Nicknamed “Le Demon Blond” in French or “The Flower” in English, Lafleur didn’t just score goals and win Stanley Cups; he did that and more with grace and elegance and a flair few before or since could equal. His long, blond hair seemed to trail the rest of his body as he tore down the right wing and let go his patented slap shot. He played every shift like it was his first or last, and despite his status as a great player and the attention he got from opponents, he never retaliated or fought. He truly was a flower in a garden of weeds.
Lafleur rose to prominence in the late 1960s as a member of the Quebec Remparts in the QMJHL, and after leading the team to a Memorial Cup in 1971 he was drafted first overall by the Canadiens. In his final season of junior, he scored 130 goals and 209 points in 62 games, and in the playoffs he had 43 points in 14 games. There was no greater junior in all of Canada. How Montreal had acquired that first overall selection is a story for the ages, as GM Sam Pollock first swindled Oakland out of the choice and then traded Ralph Backstrom to the struggling Los Angeles Kings to ensure they finished ahead of the Seals in the standings.

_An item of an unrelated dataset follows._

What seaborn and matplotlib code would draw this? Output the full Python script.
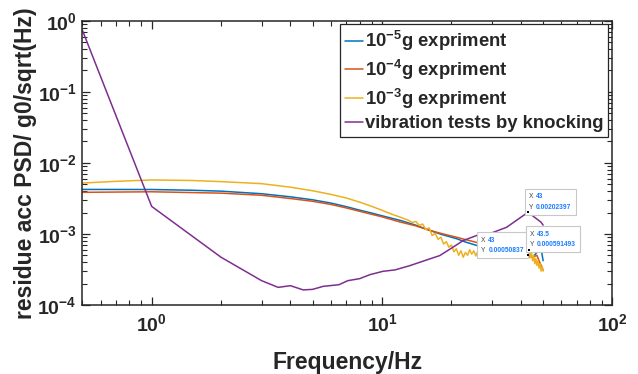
import matplotlib
matplotlib.use("Agg")
import numpy as np
import pandas as pd
import matplotlib.pyplot as plt
import seaborn as sns
from matplotlib.offsetbox import TextArea, HPacker, VPacker, AnnotationBbox

# --- data ---
freq_1e5 = [0.5, 1.0, 1.5, 2.0, 3.0, 4.0, 5.0, 6.0, 7.0, 8.0, 9.0, 10.0, 12.0, 14.0,
            16.0, 18.0, 21.0, 23.0, 25.7, 28.0, 30.3, 33.0, 35.8, 38.0, 40.9, 43.5,
            45.0, 47.0, 49.0, 50.0]
psd_1e5 = [4.23e-3, 4.22e-3, 4.12e-3, 4.0e-3, 3.68e-3, 3.33e-3, 3.02e-3, 2.72e-3,
           2.42e-3, 2.16e-3, 1.97e-3, 1.8e-3, 1.55e-3, 1.33e-3, 1.13e-3, 0.99e-3,
           0.86e-3, 0.77e-3, 0.69e-3, 0.61e-3, 0.55e-3, 0.50e-3, 0.475e-3, 0.485e-3,
           0.525e-3, 0.50e-3, 0.47e-3, 0.55e-3, 0.62e-3, 0.42e-3]

freq_1e4 = [0.5, 1.0, 2.0, 3.0, 4.0, 5.0, 6.0, 7.0, 8.0, 10.0, 11.9, 14.0, 16.0, 18.4,
            21.0, 25.7, 29.0, 32.4, 35.0, 38.3, 41.0, 45.2, 47.0, 48.0, 49.0, 50.0]
psd_1e4 = [3.85e-3, 3.92e-3, 3.75e-3, 3.5e-3, 3.15e-3, 2.88e-3, 2.6e-3, 2.32e-3,
           2.08e-3, 1.74e-3, 1.48e-3, 1.3e-3, 1.13e-3, 1.0e-3, 0.9e-3, 0.76e-3,
           0.66e-3, 0.58e-3, 0.53e-3, 0.50e-3, 0.48e-3, 0.47e-3, 0.50e-3, 0.42e-3,
           0.36e-3, 0.31e-3]

freq_1e3 = [0.5, 0.7, 1.0, 1.5, 2.0, 3.0, 4.0, 5.0, 6.0, 7.0, 8.0, 9.0, 10.0, 11.0,
            12.0, 13.0, 13.5, 14.0, 14.5, 15.0, 15.5, 16.0, 16.5, 17.0, 17.5, 18.0,
            18.5, 19.0, 19.5, 20.0, 20.5, 21.0, 21.5, 22.0, 22.5, 23.0, 23.5, 24.0,
            24.5, 25.0, 25.5, 26.0, 27.0, 28.0, 29.0, 30.0, 31.0, 32.0, 33.0, 34.0,
            35.0, 36.0, 37.0, 38.0, 39.0, 40.0, 41.0, 42.0, 43.0, 43.5, 44.0, 44.5,
            45.0, 45.5, 46.0, 46.5, 47.0, 47.5, 48.0, 48.5, 49.0, 49.5, 50.0]
psd_1e3 = [5.2e-3, 5.5e-3, 5.75e-3, 5.65e-3, 5.45e-3, 5.1e-3, 4.55e-3, 4.05e-3, 3.6e-3,
           3.2e-3, 2.8e-3, 2.45e-3, 2.15e-3, 1.9e-3, 1.72e-3, 1.56e-3, 1.45e-3, 1.5e-3,
           1.32e-3, 1.38e-3, 1.15e-3, 1.22e-3, 0.95e-3, 1.02e-3, 0.84e-3, 0.9e-3,
           0.72e-3, 0.78e-3, 0.65e-3, 0.70e-3, 0.56e-3, 0.62e-3, 0.50e-3, 0.58e-3,
           0.47e-3, 0.55e-3, 0.50e-3, 0.60e-3, 0.52e-3, 0.58e-3, 0.49e-3, 0.57e-3,
           0.52e-3, 0.59e-3, 0.50e-3, 0.55e-3, 0.47e-3, 0.52e-3, 0.45e-3, 0.53e-3,
           0.47e-3, 0.51e-3, 0.46e-3, 0.53e-3, 0.48e-3, 0.55e-3, 0.47e-3, 0.53e-3,
           0.508e-3, 0.591e-3, 0.46e-3, 0.55e-3, 0.42e-3, 0.50e-3, 0.38e-3, 0.45e-3,
           0.36e-3, 0.42e-3, 0.33e-3, 0.38e-3, 0.30e-3, 0.35e-3, 0.30e-3]

freq_knock = [0.5, 1.0, 2.0, 3.0, 3.54, 4.0, 4.55, 5.0, 5.55, 6.5, 7.1, 8.0, 8.85,
              10.1, 11.4, 13.2, 15.6, 17.8, 20.3, 22.5, 25.7, 28.4, 34.7, 43.0, 49.0,
              50.0]
psd_knock = [0.74, 2.44e-3, 4.7e-4, 2.2e-4, 1.77e-4, 1.87e-4, 1.63e-4, 1.66e-4,
             1.83e-4, 1.93e-4, 2.2e-4, 2.35e-4, 2.67e-4, 2.98e-4, 3.12e-4, 3.58e-4,
             4.3e-4, 4.96e-4, 6.5e-4, 8.07e-4, 9.5e-4, 9.7e-4, 1.24e-3, 2.02e-3,
             1.46e-3, 1.33e-3]

labels = ["10$^{-5}$g expriment", "10$^{-4}$g expriment",
          "10$^{-3}$g expriment", "vibration tests by knocking"]
colors = ["#0072BD", "#D95319", "#EDB120", "#7E2F8E"]

# data tips
tip_x = [43, 43, 43.5]
tip_y = [0.00202397, 0.00050837, 0.000591493]
tip_xtxt = ["43", "43", "43.5"]
tip_ytxt = ["0.00202397", "0.00050837", "0.000591493"]

sns.set_style("ticks")
plt.rcParams["font.family"] = ["Liberation Sans", "DejaVu Sans"]
plt.rcParams["font.weight"] = "bold"
plt.rcParams["mathtext.default"] = "regular"

fig = plt.figure(figsize=(6.38, 3.74), dpi=100)
ax = fig.add_axes([0.129, 0.1845, 0.831, 0.760])

series = [(freq_1e5, psd_1e5), (freq_1e4, psd_1e4), (freq_1e3, psd_1e3),
          (freq_knock, psd_knock)]
for (fx, fy), lab, col in zip(series, labels, colors):
    sns.lineplot(x=fx, y=fy, ax=ax, color=col, label=lab, lw=1.1,
                 estimator=None, sort=False)

sns.scatterplot(x=tip_x, y=tip_y, ax=ax, marker="s", color="black", s=4,
                linewidth=0, zorder=6, legend=False)

ax.set_xscale("log")
ax.set_yscale("log")
ax.set_xlim(0.5, 100)
ax.set_ylim(1e-4, 1)

for sp in ax.spines.values():
    sp.set_color("#262626")
    sp.set_linewidth(1.1)
ax.tick_params(which="both", direction="in", top=True, right=True,
               colors="#262626", labelsize=14)
ax.tick_params(which="major", length=5.5, width=0.9)
ax.tick_params(which="minor", length=3.5, width=0.8)
ax.tick_params(axis="x", pad=6)
ax.tick_params(axis="y", pad=4)

ax.set_xlabel("Frequency/Hz", fontsize=16.5, fontweight="bold", labelpad=11)
ax.set_ylabel("residue acc PSD/ g0/sqrt(Hz)", fontsize=16.5, fontweight="bold",
              labelpad=0)

leg = ax.legend(loc="upper right", bbox_to_anchor=(0.992, 0.987),
                borderaxespad=0, fancybox=False, framealpha=1,
                edgecolor="#262626", prop={"size": 13.3, "weight": "bold"},
                handlelength=1.0, handletextpad=0.1, labelspacing=0.25,
                borderpad=0.25)
leg.get_frame().set_linewidth(0.9)


def datatip(x, y, xs, ys, align, offset):
    small = dict(color="#404040", size=4.8, weight="normal")
    val = dict(color="#1a7cff", size=4.8, weight="bold")
    r1 = HPacker(children=[TextArea("X", textprops=small),
                           TextArea(xs, textprops=val)], sep=2, pad=0)
    r2 = HPacker(children=[TextArea("Y", textprops=small),
                           TextArea(ys, textprops=val)], sep=2, pad=0)
    box = VPacker(children=[r1, r2], sep=2.5, pad=0, align="left")
    ab = AnnotationBbox(box, (x, y), xybox=offset, xycoords="data",
                        boxcoords="offset points", box_alignment=align,
                        frameon=True, pad=0.25,
                        bboxprops=dict(boxstyle="square", edgecolor="#c8c8c8",
                                       facecolor="white", lw=0.8))
    ab.set_zorder(5)
    ax.add_artist(ab)


datatip(tip_x[0], tip_y[0], tip_xtxt[0], tip_ytxt[0], (0, 0), (0.7, 1.0))
datatip(tip_x[1], tip_y[1], tip_xtxt[1], tip_ytxt[1], (1, 0), (-3.0, 0.5))
datatip(tip_x[2], tip_y[2], tip_xtxt[2], tip_ytxt[2], (0, 0), (0.5, 1.5))

fig.savefig("out.png", dpi=100)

When Lafleur arrived for his first training camp he was offered number 4, the same number worn by the just-retired legend Jean Beliveau. “Guy” declined the honour and said he wanted to make a number of his own famous. He was given 10, and the rest is history. As a rookie, Lafleur continued to wear a helmet as he had in junior, and he scored an impressive 29 goals. But his production stagnated over the next couple of seasons, even as the Habs were winning the Cup in 1973.
But starting in 1974-75, he went on a scoring spree that at the time was unprecedented. He scored 53 goals and 119 points, and over the next six consecutive seasons he eclipsed the 50-goal and 100-point plateaus each time, the first player ever to do so. Not coincidentally, the Habs won four straight Cups between 1976 and 1979, and the screams of “Guy! Guy!” whenever he roared up ice were thrilling sounds every Saturday night at the Forum.
Lafleur was part of Team Canada at the inaugural Canada Cup in 1976. He scored his only goal in the series during a 6-0 win over Czechoslovakia in game one of the finals, and he was a member again five years later for the 1981 Canada Cup, scoring against Sweden and the Soviets in the round robin. His only other international experience came during the 1981 World Championship in Stockholm, Sweden. Teammates included Larry Robinson and Lanny McDonald, and Canada was coached by Don Cherry. The team finished fourth, and Lafleur had one goal in seven games, that coming in a round-robin game against the Soviets.
Lafleur had 13 straight seasons of 20 or more goals with Montreal, and he had 30 in 1983-84, his last full season with the team. By this time his former linemate Lemaire was now the team’s coach, and the two didn’t get along well because Lemaire’s defence-first coaching didn’t mesh with Lafleur’s offence-first skills. Early in the 1984-85 season, Lafleur retired. By this time, he had scored 518 goals and 1,246 points with the Habs. His number 10 was retired by the team early in 1985, and in 1988 he was inducted into the Hockey Hall of Fame.
But his passion for the game had not waned, and he came out of retirement to play for the New York Rangers. Now 37, he still managed to score 18 goals in 67 games, including two goals in what remains perhaps the greatest ovation ever given a visiting player. On 4 February 1989, Lafleur returned to the Forum for the first time as an opponent, now wearing the colours of the Blueshirts. He scored two goals as fans chanted “Guy! Guy!” all night long, just as they had for 14 years. Lafleur later played two more years with the arch-rivals Quebec Nordiques, but no matter the sweater he was still cheered whenever he returned to play. He retired for good in 1991, his legend not tarnished in the least by his passionate late-career play.
Players just don’t play like Lafleur anymore. A glorious skater with power and a blazing shot, his legend was enhanced by playing under the booming thrill of Danny Gallivan’s voice, rising excitedly every time Guy got the puck in his own end and saw open ice. Gone too soon in life, he will forever be remembered for what he did on ice so very, very well.